Option one-a. would meet mandated by law and minimum program requirements plus do science lab/classroom conversions, new lockers for women, new elevators, new stairs, and a new egress. Costs associated with this choice are estimated at $5,667,000. This would meet the most pressing codes and some educational needs.
Disadvantages are the same as Option one.
In addition to Option one-a, Option two-a would switch around the art area for more sufficient space. This is at a cost of $8,700,000.
Option two-b would include renovating the science labs for $10,750,000.
But the infrastructure of the school is still unchanged and educational programs are not addressed nor is future enrollment.
The average growth between 1991 and 2004 is two percent a year, according to charts provided by the School Department. So Kaestle Boos listed enrollment another key issue facing LHS in the near future.
Option three is all code required work and some educational program needs. The estimated cost $39,000,000. This would provide full building renovation that extends the building's life, modernized existing educational space and technology, and site improvements would address concerns identified.
But, Kaestle Boos believes that construction phasing will be difficult and that it adds additional costs. Not all educational program issues are addressed, nor are potential capacity problems in this option.
Long term Options four and five address educational needs and site problems.
Option four meets all code required work and all educational program needs at $53,400,000. And while it would allow full building renovation it construction phasing would be difficult, it adds costs, and the fundamental layout issues of the existing facility remains, according to the report.

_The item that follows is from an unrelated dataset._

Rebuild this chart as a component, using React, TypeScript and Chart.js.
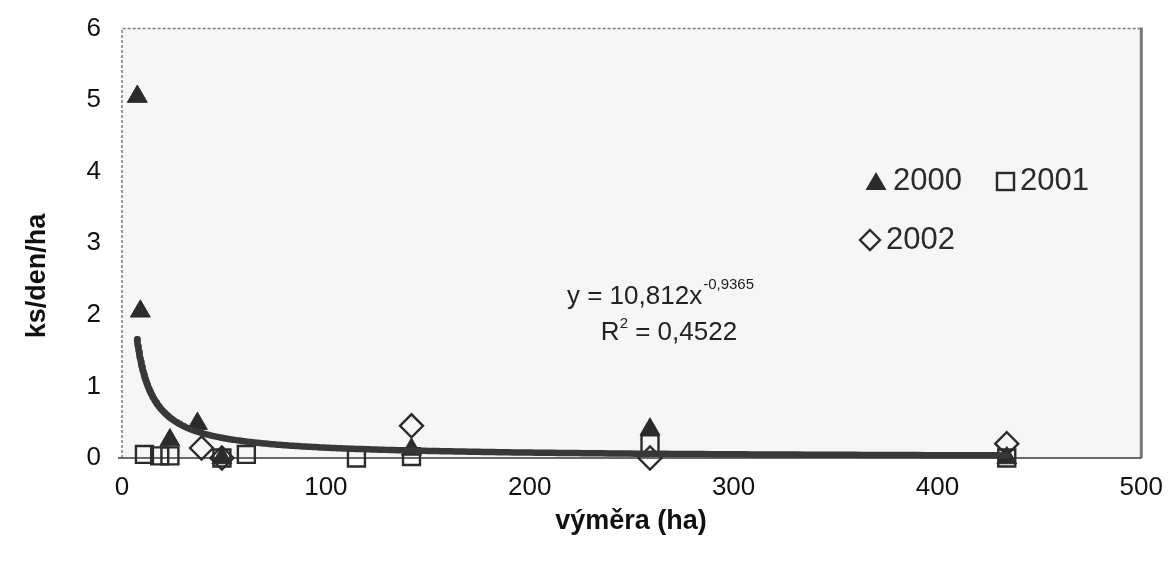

Option five is building a new school at $60,000,000. This choice addresses all program educational needs.
School Committee Robert Barkett, also a member of the Longmeadow High Facility Improvement Committee, said that residents have also asked him if the committee has considered an educational campus, which would possibly combine middle school and high school. Barkett said that the Improvement Committee has visited other recently built high schools, including an educational campus. He also added that the way the campus was constructed high school students and middle schoolers didn't even interact, and that they had separate entrances.
Kaestle Boos and the Improvement Committee created a timeline as an example for the School Committee.
School Committee members had a few suggestions for the timeline including moving up the community feedback position so that they could get comments before they made a formal decision, some even suggested the Improvement Committee make a recommendation to the School Committee on an option.
"If your committee was the School Committee, what would you do?" asked School Committee member Jerold Duquette.
Dave Wheaton of the Improvement Committee responded that they "looked at the facility to see what could be done."
"We haven't considered what the town could afford ... it would be premature for the committee [to suggest anything]. You have to look at the impact of future spending. [We have] a new form of government ... take it to the other committees and see how it fits into the big picture," Wheaton said.
Superintendent Dr. Scott AndersEn also suggested that the School Committee gain all the possible information they can, including more on the educational campus.
"My recommendation is that the School Committee find a way to authorize that study. You need to take a long look at that and provide all potential options," said AndersEn.
Interim Director of Business Services Tom Caliento added that an educational campus could potentially leave an open piece of land that could generate revenue.